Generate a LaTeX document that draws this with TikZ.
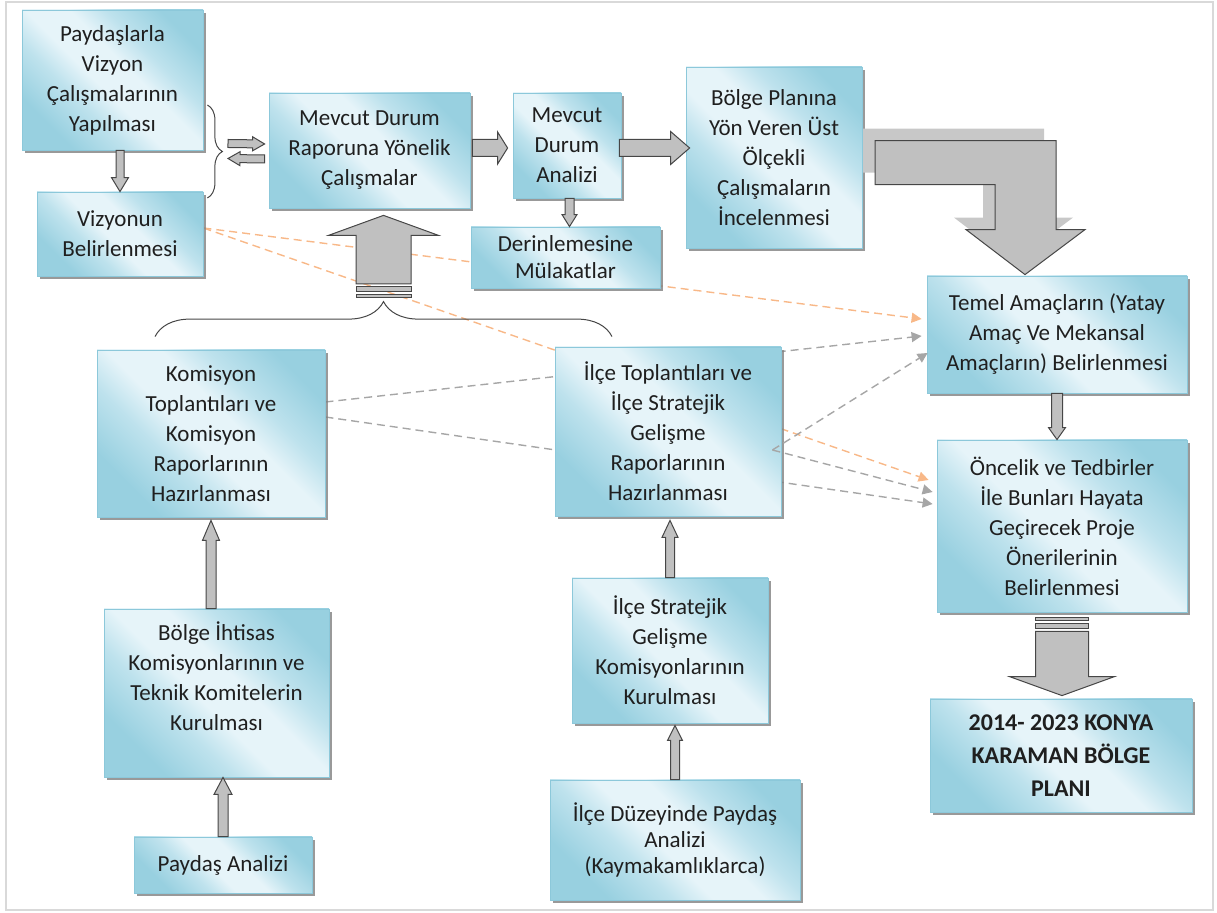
\documentclass[tikz,border=0pt]{standalone}
\usepackage{fontspec}
\setmainfont{Carlito}
\usetikzlibrary{calc,arrows.meta,shadows,decorations.pathreplacing}

\definecolor{boxdark}{RGB}{152,208,224}
\definecolor{boxmid}{RGB}{190,226,237}
\definecolor{boxlight}{RGB}{230,244,249}
\definecolor{boxline}{RGB}{140,200,218}
\definecolor{arrfill}{RGB}{192,192,192}
\definecolor{arrshade}{RGB}{200,200,200}
\definecolor{arrline}{RGB}{70,70,70}
\definecolor{dashorange}{RGB}{248,184,136}
\definecolor{dashgray}{RGB}{166,166,166}
\definecolor{framegray}{RGB}{217,217,217}

\pgfdeclarehorizontalshading{boxshade}{100bp}{color(0bp)=(boxdark); color(26bp)=(boxdark);
  color(38bp)=(boxmid); color(46bp)=(boxlight); color(56bp)=(boxlight); color(64bp)=(boxmid);
  color(76bp)=(boxdark); color(100bp)=(boxdark)}

\pgfdeclarelayer{bg}
\pgfsetlayers{bg,main}

% block arrow: from, to, shaft half width, head half width, head length
\newcommand{\blockarr}[5]{%
  \draw[blockarrow] let \p1=(#1), \p2=(#2),
    \n1={atan2(\y2-\y1,\x2-\x1)}, \n2={veclen(\x2-\x1,\y2-\y1)} in
    ($(\p1)+({\n1+90}:#3)$) -- ++(\n1:{\n2-#5}) -- ++({\n1+90}:{#4-#3})
    -- (\p2) -- ($(\p2)+({\n1+180}:#5)+({\n1-90}:#4)$) -- ++({\n1+90}:{#4-#3})
    -- ($(\p1)+({\n1-90}:#3)$) -- cycle;}
% the two bars behind a striped arrow: tail, half width, side (1 below, -1 above)
\newcommand{\tailbars}[3]{%
  \draw[blockarrow] ($(#1)+(-#2,#3*3)$) rectangle ($(#1)+(#2,#3*8)$);
  \draw[blockarrow] ($(#1)+(-#2,#3*11)$) rectangle ($(#1)+(#2,#3*14)$);}

\begin{document}
\begin{tikzpicture}[x=0.5pt, y=-0.5pt,
  box/.style={draw=boxline, line width=0.4pt, shading=boxshade, shading angle=45,
    drop shadow={shadow xshift=1.5pt, shadow yshift=-1.5pt, fill=black!50, opacity=0.8},
    align=center, text=black!88, font=\fontsize{11.5}{15}\selectfont, inner sep=2pt},
  sz/.style 2 args={minimum width=#1*0.5pt, minimum height=#2*0.5pt},
  blockarrow/.style={draw=arrline, line width=0.5pt, fill=arrfill},
  lightdash/.style={dash pattern=on 4pt off 2.5pt, line width=0.7pt},
  orangearr/.style={lightdash, draw=dashorange, -{Triangle[length=5pt,width=5pt]}},
  grayarr/.style={lightdash, draw=dashgray, -{Triangle[length=5pt,width=5pt]}}]
  \tikzset{bracket/.style={decorate, decoration={brace, amplitude=#1}, draw=arrline, line width=0.5pt}}
  \useasboundingbox (0,0) rectangle (1217,913);
  \draw[framegray, line width=0.75pt] (6,2) rectangle (1213,910);

  \node[box, sz={181}{140}] (vizyon) at (112.5,80) {Paydaşlarla\\Vizyon\\Çalışmalarının\\Yapılması};
  \node[box, sz={166}{84}] (belirle) at (120,234) {Vizyonun\\Belirlenmesi};
  \node[box, sz={201}{115}] (rapor) at (369.5,150.5) {Mevcut Durum\\Raporuna Yönelik\\Çalışmalar};
  \node[box, sz={108}{105}] (analiz) at (567,145.5) {Mevcut\\Durum\\Analizi};
  \node[box, sz={189}{61}, font=\fontsize{11.5}{13.5}\selectfont] (mulakat) at (565.5,257.5) {Derinlemesine\\Mülakatlar};
  \node[box, sz={176}{181}] (ustolcek) at (774,157.5) {Bölge Planına\\Yön Veren Üst\\Ölçekli\\Çalışmaların\\İncelenmesi};
  \node[box, sz={260}{117}] (temel) at (1057,334.5) {Temel Amaçların (Yatay\\Amaç Ve Mekansal\\Amaçların) Belirlenmesi};
  \node[box, sz={250}{172}] (oncelik) at (1062,526) {Öncelik ve Tedbirler\\İle Bunları Hayata\\Geçirecek Proje\\Önerilerinin\\Belirlenmesi};
  \node[box, sz={262}{113}, font=\fontsize{12}{16.5}\selectfont\bfseries] (plan) at (1061,755.5) {2014- 2023 KONYA\\KARAMAN BÖLGE\\PLANI};
  \node[box, sz={228}{167}] (komisyon) at (211,433.5) {Komisyon\\Toplantıları ve\\Komisyon\\Raporlarının\\Hazırlanması};
  \node[box, sz={226}{169}] (ilcetop) at (668,431.5) {İlçe Toplantıları ve\\İlçe Stratejik\\Gelişme\\Raporlarının\\Hazırlanması};
  \node[box, sz={225}{168}, text depth=17pt] (ihtisas) at (216.5,693) {Bölge İhtisas\\Komisyonlarının ve\\Teknik Komitelerin\\Kurulması};
  \node[box, sz={178}{56}] (paydas) at (223,865) {Paydaş Analizi};
  \node[box, sz={196}{145}] (ilcekom) at (670,650.5) {İlçe Stratejik\\Gelişme\\Komisyonlarının\\Kurulması};
  \node[box, sz={250}{120}, font=\fontsize{11.5}{13}\selectfont] (ilceduz) at (675,840) {İlçe Düzeyinde Paydaş\\Analizi\\(Kaymakamlıklarca)};

  % dashed links running behind the boxes
  \begin{pgfonlayer}{bg}
    \draw[orangearr] ($(belirle.east)+(0,-6)$) -- ($(temel.west)+(-5,-15.5)$);
    \draw[orangearr] ($(belirle.east)+(0,-6)$) -- ($(oncelik.west)+(-8,-46)$);
    \draw[grayarr] ($(komisyon.east)+(0,-31.5)$) -- ($(temel.west)+(-5,1.5)$);
    \draw[grayarr] ($(komisyon.east)+(0,-16.5)$) -- ($(oncelik.west)+(-4,-22)$);
  \end{pgfonlayer}
  \draw[grayarr] ($(ilcetop.east)+(-9,18.5)$) -- ($(temel.west)+(1,18.5)$);
  \draw[grayarr] ($(ilcetop.east)+(-9,18.5)$) -- ($(oncelik.west)+(-4,-34)$);

  % braces
  \draw[bracket=7.5pt] ($(vizyon.east)+(4,25)$) -- ($(belirle.east)+(4,-36)$);
  \coordinate (vbrace) at (222,152);
  \draw[bracket=17.5pt] ($(komisyon.north)+(-56,-13)$) -- ($(ilcetop.north)+(-56,-10)$);
  \coordinate (hbrace) at (383.5,302);

  \blockarr{vizyon.south -| belirle.north}{belirle.north}{2pt}{4.25pt}{7pt}
  \blockarr{$(vbrace)+(6,-8.5)$}{$(rapor.west)+(-4,-6.5)$}{2pt}{3.5pt}{6pt}
  \blockarr{$(rapor.west)+(-4,8.5)$}{$(vbrace)+(6,6.5)$}{2pt}{3.5pt}{6pt}
  \blockarr{$(rapor.east)+(2,-2.5)$}{$(analiz.west)+(-5,2.5)$}{4.25pt}{8pt}{5pt}
  \blockarr{$(analiz.east)+(-2,2.5)$}{$(ustolcek.west)+(4,-9.5)$}{4.25pt}{8.25pt}{9.5pt}
  \blockarr{$(analiz.south)+(2.5,0)$}{$(analiz.south |- mulakat.north)+(2.5,0)$}{2.25pt}{3.75pt}{6pt}
  \blockarr{$(hbrace)+(0,-18)$}{$(rapor.south)+(14,7)$}{13.75pt}{27.5pt}{10pt}
  \tailbars{$(hbrace)+(0,-18)$}{27.5}{1}
  \blockarr{komisyon.south |- ihtisas.north}{$(komisyon.south)+(0,3)$}{2.5pt}{4.25pt}{10pt}
  \blockarr{paydas.north}{paydas.north |- ihtisas.south}{2.5pt}{4.5pt}{8.5pt}
  \blockarr{ilcekom.north}{$(ilcekom.north |- ilcetop.south)+(0,4)$}{2.25pt}{4pt}{8.5pt}
  \blockarr{ilceduz.north}{$(ilceduz.north |- ilcekom.south)+(0,2)$}{2.25pt}{3.75pt}{7.5pt}
  \blockarr{temel.south}{temel.south |- oncelik.north}{2.75pt}{4.25pt}{6pt}
  \blockarr{$(oncelik.south)+(0,19)$}{$(oncelik.south |- plan.north)+(0,-3)$}{13.25pt}{26.25pt}{9.5pt}
  \tailbars{$(oncelik.south)+(0,19)$}{26.5}{-1}

  % bent arrow down to the main aims, with its offset shadow
  \coordinate (bendtip) at ($(temel.north)+(-32,-1)$);
  \fill[arrshade] ($(bendtip)+(-12,-12)$) -- ++(-59,-45) -- ++(29,0) -- ++(0,-45) -- ++(-120,0)
    -- ++(0,-44) -- ++(181,0) -- ++(0,89) -- ++(29,0) -- cycle;
  \draw[blockarrow] (bendtip) -- ++(-59,-45) -- ++(29,0) -- ++(0,-45) -- ++(-120,0)
    -- ++(0,-44) -- ++(181,0) -- ++(0,89) -- ++(29,0) -- cycle;
\end{tikzpicture}
\end{document}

--------

• _Written request_: Across the data above, how many lines include the word "with"? Give only the count.

• _Answer to the task_: 2